**EXERCISE DIRECTIONS**. The listing below must be repeated word for word, with its images excluded.

━━ SOURCE MATERIAL ━━

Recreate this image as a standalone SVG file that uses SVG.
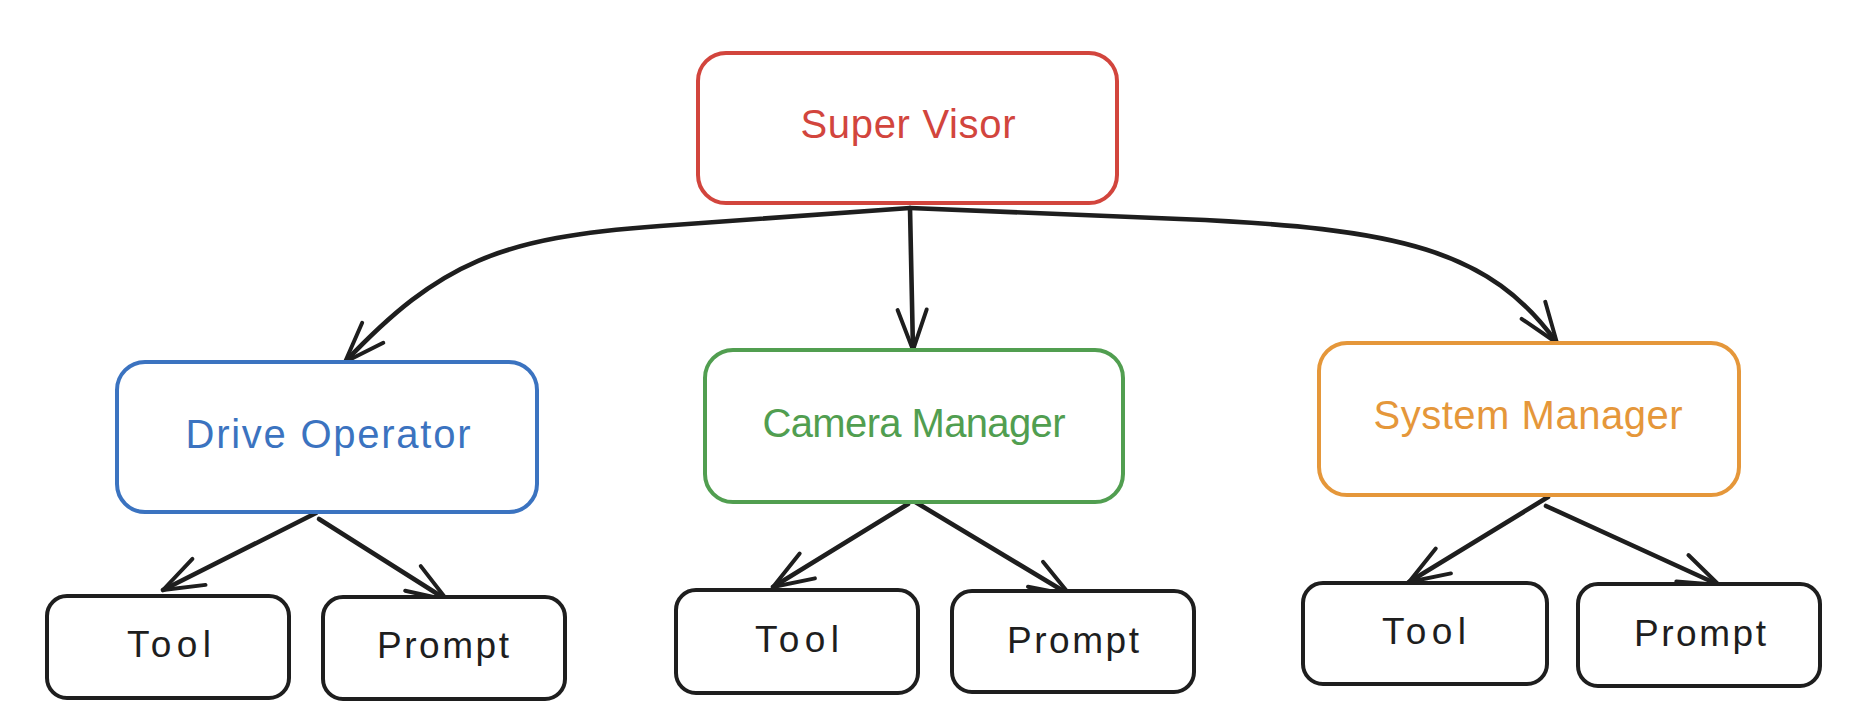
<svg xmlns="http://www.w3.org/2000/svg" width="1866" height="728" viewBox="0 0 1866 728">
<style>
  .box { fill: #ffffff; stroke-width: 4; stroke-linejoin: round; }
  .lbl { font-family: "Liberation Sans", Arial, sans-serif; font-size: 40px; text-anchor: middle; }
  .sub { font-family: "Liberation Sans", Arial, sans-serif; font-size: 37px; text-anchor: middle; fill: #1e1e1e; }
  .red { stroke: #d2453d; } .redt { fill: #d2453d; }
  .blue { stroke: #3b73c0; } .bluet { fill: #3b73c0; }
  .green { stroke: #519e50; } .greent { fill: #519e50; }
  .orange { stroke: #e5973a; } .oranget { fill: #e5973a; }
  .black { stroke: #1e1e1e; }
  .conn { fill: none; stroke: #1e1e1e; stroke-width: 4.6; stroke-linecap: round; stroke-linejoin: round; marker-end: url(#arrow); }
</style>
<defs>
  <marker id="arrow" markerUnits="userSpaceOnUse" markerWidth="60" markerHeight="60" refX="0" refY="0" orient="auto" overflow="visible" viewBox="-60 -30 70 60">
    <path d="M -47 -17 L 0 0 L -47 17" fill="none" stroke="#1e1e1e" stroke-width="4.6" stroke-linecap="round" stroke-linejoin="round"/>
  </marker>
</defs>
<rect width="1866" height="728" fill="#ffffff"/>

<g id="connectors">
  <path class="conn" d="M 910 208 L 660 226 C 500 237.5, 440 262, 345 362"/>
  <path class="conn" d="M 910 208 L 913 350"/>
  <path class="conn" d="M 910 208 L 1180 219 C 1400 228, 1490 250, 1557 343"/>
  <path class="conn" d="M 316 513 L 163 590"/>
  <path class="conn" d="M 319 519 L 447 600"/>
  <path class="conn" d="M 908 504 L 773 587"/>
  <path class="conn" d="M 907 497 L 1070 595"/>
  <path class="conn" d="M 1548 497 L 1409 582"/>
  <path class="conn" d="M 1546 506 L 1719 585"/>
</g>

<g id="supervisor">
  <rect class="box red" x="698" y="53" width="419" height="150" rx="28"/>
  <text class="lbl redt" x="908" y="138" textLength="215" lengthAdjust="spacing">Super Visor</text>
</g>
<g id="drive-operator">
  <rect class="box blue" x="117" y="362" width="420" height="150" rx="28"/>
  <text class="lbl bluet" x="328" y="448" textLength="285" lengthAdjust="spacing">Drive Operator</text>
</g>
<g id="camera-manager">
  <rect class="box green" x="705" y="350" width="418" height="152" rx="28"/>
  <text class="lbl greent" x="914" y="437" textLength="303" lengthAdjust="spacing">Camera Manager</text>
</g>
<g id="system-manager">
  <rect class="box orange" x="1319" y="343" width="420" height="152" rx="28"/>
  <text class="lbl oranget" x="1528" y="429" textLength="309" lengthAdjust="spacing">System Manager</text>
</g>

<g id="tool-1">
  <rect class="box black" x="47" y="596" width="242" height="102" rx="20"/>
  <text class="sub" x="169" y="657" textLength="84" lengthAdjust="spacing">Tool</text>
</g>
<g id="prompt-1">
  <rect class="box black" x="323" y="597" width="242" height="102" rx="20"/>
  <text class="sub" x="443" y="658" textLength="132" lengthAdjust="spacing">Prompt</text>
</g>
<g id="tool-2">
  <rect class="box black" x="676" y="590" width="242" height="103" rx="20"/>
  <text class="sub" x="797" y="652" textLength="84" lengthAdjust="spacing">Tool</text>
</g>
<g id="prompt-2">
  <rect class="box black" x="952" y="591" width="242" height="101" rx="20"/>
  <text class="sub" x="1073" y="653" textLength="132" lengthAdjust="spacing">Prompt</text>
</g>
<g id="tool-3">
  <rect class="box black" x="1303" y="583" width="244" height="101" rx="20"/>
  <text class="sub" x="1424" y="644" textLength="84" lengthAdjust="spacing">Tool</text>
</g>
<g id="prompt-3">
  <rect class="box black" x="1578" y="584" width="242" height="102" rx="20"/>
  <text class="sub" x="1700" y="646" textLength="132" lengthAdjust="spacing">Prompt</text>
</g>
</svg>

━━━

**FULL RESPONSE**.
Recreate this image as a standalone SVG file that uses SVG.
<svg xmlns="http://www.w3.org/2000/svg" width="1866" height="728" viewBox="0 0 1866 728">
<style>
  .box { fill: #ffffff; stroke-width: 4; stroke-linejoin: round; }
  .lbl { font-family: "Liberation Sans", Arial, sans-serif; font-size: 40px; text-anchor: middle; }
  .sub { font-family: "Liberation Sans", Arial, sans-serif; font-size: 37px; text-anchor: middle; fill: #1e1e1e; }
  .red { stroke: #d2453d; } .redt { fill: #d2453d; }
  .blue { stroke: #3b73c0; } .bluet { fill: #3b73c0; }
  .green { stroke: #519e50; } .greent { fill: #519e50; }
  .orange { stroke: #e5973a; } .oranget { fill: #e5973a; }
  .black { stroke: #1e1e1e; }
  .conn { fill: none; stroke: #1e1e1e; stroke-width: 4.6; stroke-linecap: round; stroke-linejoin: round; marker-end: url(#arrow); }
</style>
<defs>
  <marker id="arrow" markerUnits="userSpaceOnUse" markerWidth="60" markerHeight="60" refX="0" refY="0" orient="auto" overflow="visible" viewBox="-60 -30 70 60">
    <path d="M -47 -17 L 0 0 L -47 17" fill="none" stroke="#1e1e1e" stroke-width="4.6" stroke-linecap="round" stroke-linejoin="round"/>
  </marker>
</defs>
<rect width="1866" height="728" fill="#ffffff"/>

<g id="connectors">
  <path class="conn" d="M 910 208 L 660 226 C 500 237.5, 440 262, 345 362"/>
  <path class="conn" d="M 910 208 L 913 350"/>
  <path class="conn" d="M 910 208 L 1180 219 C 1400 228, 1490 250, 1557 343"/>
  <path class="conn" d="M 316 513 L 163 590"/>
  <path class="conn" d="M 319 519 L 447 600"/>
  <path class="conn" d="M 908 504 L 773 587"/>
  <path class="conn" d="M 907 497 L 1070 595"/>
  <path class="conn" d="M 1548 497 L 1409 582"/>
  <path class="conn" d="M 1546 506 L 1719 585"/>
</g>

<g id="supervisor">
  <rect class="box red" x="698" y="53" width="419" height="150" rx="28"/>
  <text class="lbl redt" x="908" y="138" textLength="215" lengthAdjust="spacing">Super Visor</text>
</g>
<g id="drive-operator">
  <rect class="box blue" x="117" y="362" width="420" height="150" rx="28"/>
  <text class="lbl bluet" x="328" y="448" textLength="285" lengthAdjust="spacing">Drive Operator</text>
</g>
<g id="camera-manager">
  <rect class="box green" x="705" y="350" width="418" height="152" rx="28"/>
  <text class="lbl greent" x="914" y="437" textLength="303" lengthAdjust="spacing">Camera Manager</text>
</g>
<g id="system-manager">
  <rect class="box orange" x="1319" y="343" width="420" height="152" rx="28"/>
  <text class="lbl oranget" x="1528" y="429" textLength="309" lengthAdjust="spacing">System Manager</text>
</g>

<g id="tool-1">
  <rect class="box black" x="47" y="596" width="242" height="102" rx="20"/>
  <text class="sub" x="169" y="657" textLength="84" lengthAdjust="spacing">Tool</text>
</g>
<g id="prompt-1">
  <rect class="box black" x="323" y="597" width="242" height="102" rx="20"/>
  <text class="sub" x="443" y="658" textLength="132" lengthAdjust="spacing">Prompt</text>
</g>
<g id="tool-2">
  <rect class="box black" x="676" y="590" width="242" height="103" rx="20"/>
  <text class="sub" x="797" y="652" textLength="84" lengthAdjust="spacing">Tool</text>
</g>
<g id="prompt-2">
  <rect class="box black" x="952" y="591" width="242" height="101" rx="20"/>
  <text class="sub" x="1073" y="653" textLength="132" lengthAdjust="spacing">Prompt</text>
</g>
<g id="tool-3">
  <rect class="box black" x="1303" y="583" width="244" height="101" rx="20"/>
  <text class="sub" x="1424" y="644" textLength="84" lengthAdjust="spacing">Tool</text>
</g>
<g id="prompt-3">
  <rect class="box black" x="1578" y="584" width="242" height="102" rx="20"/>
  <text class="sub" x="1700" y="646" textLength="132" lengthAdjust="spacing">Prompt</text>
</g>
</svg>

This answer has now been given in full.